• Problem to work on: Copy the data exactly as it appears, and do not include any pictures.
-=-=-=-=-
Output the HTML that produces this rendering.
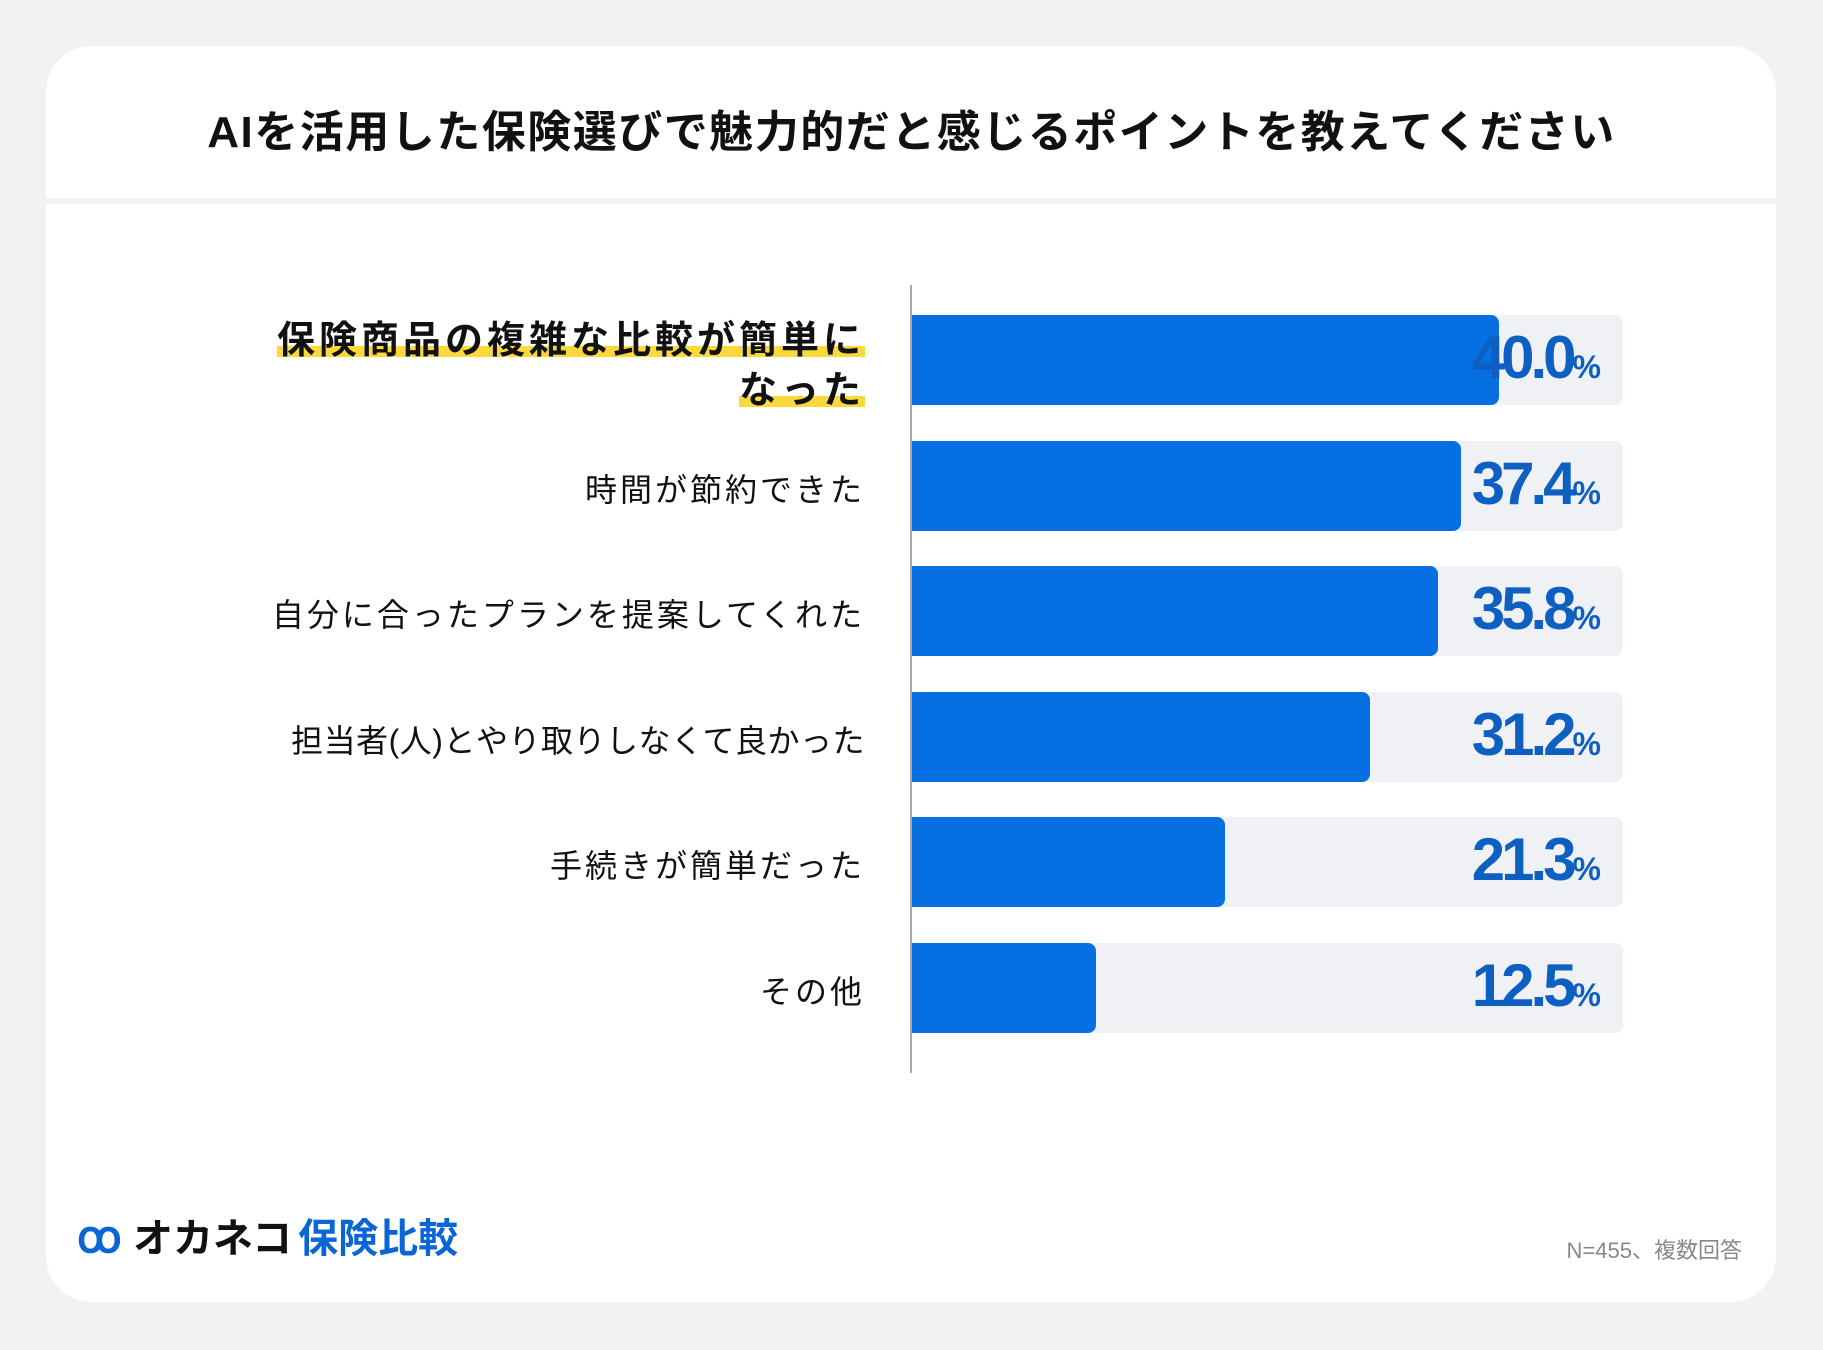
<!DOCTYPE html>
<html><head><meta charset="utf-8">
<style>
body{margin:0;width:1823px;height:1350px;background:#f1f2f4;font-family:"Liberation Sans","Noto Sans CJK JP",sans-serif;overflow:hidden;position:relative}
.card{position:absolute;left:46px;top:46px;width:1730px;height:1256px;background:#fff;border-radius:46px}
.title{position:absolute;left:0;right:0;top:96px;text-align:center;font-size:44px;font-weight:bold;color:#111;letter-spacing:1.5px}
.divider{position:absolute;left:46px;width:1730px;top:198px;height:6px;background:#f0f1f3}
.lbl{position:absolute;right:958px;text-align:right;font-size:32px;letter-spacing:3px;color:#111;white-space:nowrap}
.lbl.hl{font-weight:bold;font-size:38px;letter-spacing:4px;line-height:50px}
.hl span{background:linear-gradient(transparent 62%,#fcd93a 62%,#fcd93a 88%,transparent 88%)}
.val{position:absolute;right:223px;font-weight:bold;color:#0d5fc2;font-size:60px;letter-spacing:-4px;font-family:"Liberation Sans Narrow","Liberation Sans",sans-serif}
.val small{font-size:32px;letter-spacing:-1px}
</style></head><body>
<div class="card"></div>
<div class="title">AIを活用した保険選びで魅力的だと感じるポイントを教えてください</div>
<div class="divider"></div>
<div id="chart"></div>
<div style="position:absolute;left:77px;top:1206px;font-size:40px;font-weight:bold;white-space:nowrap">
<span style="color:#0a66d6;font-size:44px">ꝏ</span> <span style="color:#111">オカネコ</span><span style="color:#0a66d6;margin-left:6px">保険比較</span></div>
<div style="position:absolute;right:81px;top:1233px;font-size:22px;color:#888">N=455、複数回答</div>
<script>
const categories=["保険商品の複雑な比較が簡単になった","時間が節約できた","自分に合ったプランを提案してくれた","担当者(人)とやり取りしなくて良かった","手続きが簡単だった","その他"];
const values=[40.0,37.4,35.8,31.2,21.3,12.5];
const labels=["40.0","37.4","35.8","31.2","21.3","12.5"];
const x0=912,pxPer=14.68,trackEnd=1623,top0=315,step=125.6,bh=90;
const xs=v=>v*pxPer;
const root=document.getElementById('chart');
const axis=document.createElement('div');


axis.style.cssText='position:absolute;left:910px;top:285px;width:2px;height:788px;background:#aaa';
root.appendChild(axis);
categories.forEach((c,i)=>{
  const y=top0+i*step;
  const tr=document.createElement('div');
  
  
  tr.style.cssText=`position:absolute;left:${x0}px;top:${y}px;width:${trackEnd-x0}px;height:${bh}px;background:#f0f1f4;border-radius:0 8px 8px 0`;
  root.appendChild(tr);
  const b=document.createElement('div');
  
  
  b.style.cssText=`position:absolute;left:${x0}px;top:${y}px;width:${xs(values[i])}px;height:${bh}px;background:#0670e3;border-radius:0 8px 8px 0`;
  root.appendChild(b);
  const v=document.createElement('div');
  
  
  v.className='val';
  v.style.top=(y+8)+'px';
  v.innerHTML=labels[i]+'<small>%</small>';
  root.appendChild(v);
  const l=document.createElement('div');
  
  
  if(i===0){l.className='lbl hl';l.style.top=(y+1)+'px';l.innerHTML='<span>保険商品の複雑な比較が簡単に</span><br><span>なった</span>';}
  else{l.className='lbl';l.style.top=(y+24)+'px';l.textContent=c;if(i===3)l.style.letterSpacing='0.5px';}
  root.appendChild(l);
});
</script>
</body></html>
-=-=-=-=-
• Task answer:
Output the HTML that produces this rendering.
<!DOCTYPE html>
<html><head><meta charset="utf-8">
<style>
body{margin:0;width:1823px;height:1350px;background:#f1f2f4;font-family:"Liberation Sans","Noto Sans CJK JP",sans-serif;overflow:hidden;position:relative}
.card{position:absolute;left:46px;top:46px;width:1730px;height:1256px;background:#fff;border-radius:46px}
.title{position:absolute;left:0;right:0;top:96px;text-align:center;font-size:44px;font-weight:bold;color:#111;letter-spacing:1.5px}
.divider{position:absolute;left:46px;width:1730px;top:198px;height:6px;background:#f0f1f3}
.lbl{position:absolute;right:958px;text-align:right;font-size:32px;letter-spacing:3px;color:#111;white-space:nowrap}
.lbl.hl{font-weight:bold;font-size:38px;letter-spacing:4px;line-height:50px}
.hl span{background:linear-gradient(transparent 62%,#fcd93a 62%,#fcd93a 88%,transparent 88%)}
.val{position:absolute;right:223px;font-weight:bold;color:#0d5fc2;font-size:60px;letter-spacing:-4px;font-family:"Liberation Sans Narrow","Liberation Sans",sans-serif}
.val small{font-size:32px;letter-spacing:-1px}
</style></head><body>
<div class="card"></div>
<div class="title">AIを活用した保険選びで魅力的だと感じるポイントを教えてください</div>
<div class="divider"></div>
<div id="chart"></div>
<div style="position:absolute;left:77px;top:1206px;font-size:40px;font-weight:bold;white-space:nowrap">
<span style="color:#0a66d6;font-size:44px">ꝏ</span> <span style="color:#111">オカネコ</span><span style="color:#0a66d6;margin-left:6px">保険比較</span></div>
<div style="position:absolute;right:81px;top:1233px;font-size:22px;color:#888">N=455、複数回答</div>
<script>
const categories=["保険商品の複雑な比較が簡単になった","時間が節約できた","自分に合ったプランを提案してくれた","担当者(人)とやり取りしなくて良かった","手続きが簡単だった","その他"];
const values=[40.0,37.4,35.8,31.2,21.3,12.5];
const labels=["40.0","37.4","35.8","31.2","21.3","12.5"];
const x0=912,pxPer=14.68,trackEnd=1623,top0=315,step=125.6,bh=90;
const xs=v=>v*pxPer;
const root=document.getElementById('chart');
const axis=document.createElement('div');


axis.style.cssText='position:absolute;left:910px;top:285px;width:2px;height:788px;background:#aaa';
root.appendChild(axis);
categories.forEach((c,i)=>{
  const y=top0+i*step;
  const tr=document.createElement('div');
  
  
  tr.style.cssText=`position:absolute;left:${x0}px;top:${y}px;width:${trackEnd-x0}px;height:${bh}px;background:#f0f1f4;border-radius:0 8px 8px 0`;
  root.appendChild(tr);
  const b=document.createElement('div');
  
  
  b.style.cssText=`position:absolute;left:${x0}px;top:${y}px;width:${xs(values[i])}px;height:${bh}px;background:#0670e3;border-radius:0 8px 8px 0`;
  root.appendChild(b);
  const v=document.createElement('div');
  
  
  v.className='val';
  v.style.top=(y+8)+'px';
  v.innerHTML=labels[i]+'<small>%</small>';
  root.appendChild(v);
  const l=document.createElement('div');
  
  
  if(i===0){l.className='lbl hl';l.style.top=(y+1)+'px';l.innerHTML='<span>保険商品の複雑な比較が簡単に</span><br><span>なった</span>';}
  else{l.className='lbl';l.style.top=(y+24)+'px';l.textContent=c;if(i===3)l.style.letterSpacing='0.5px';}
  root.appendChild(l);
});
</script>
</body></html>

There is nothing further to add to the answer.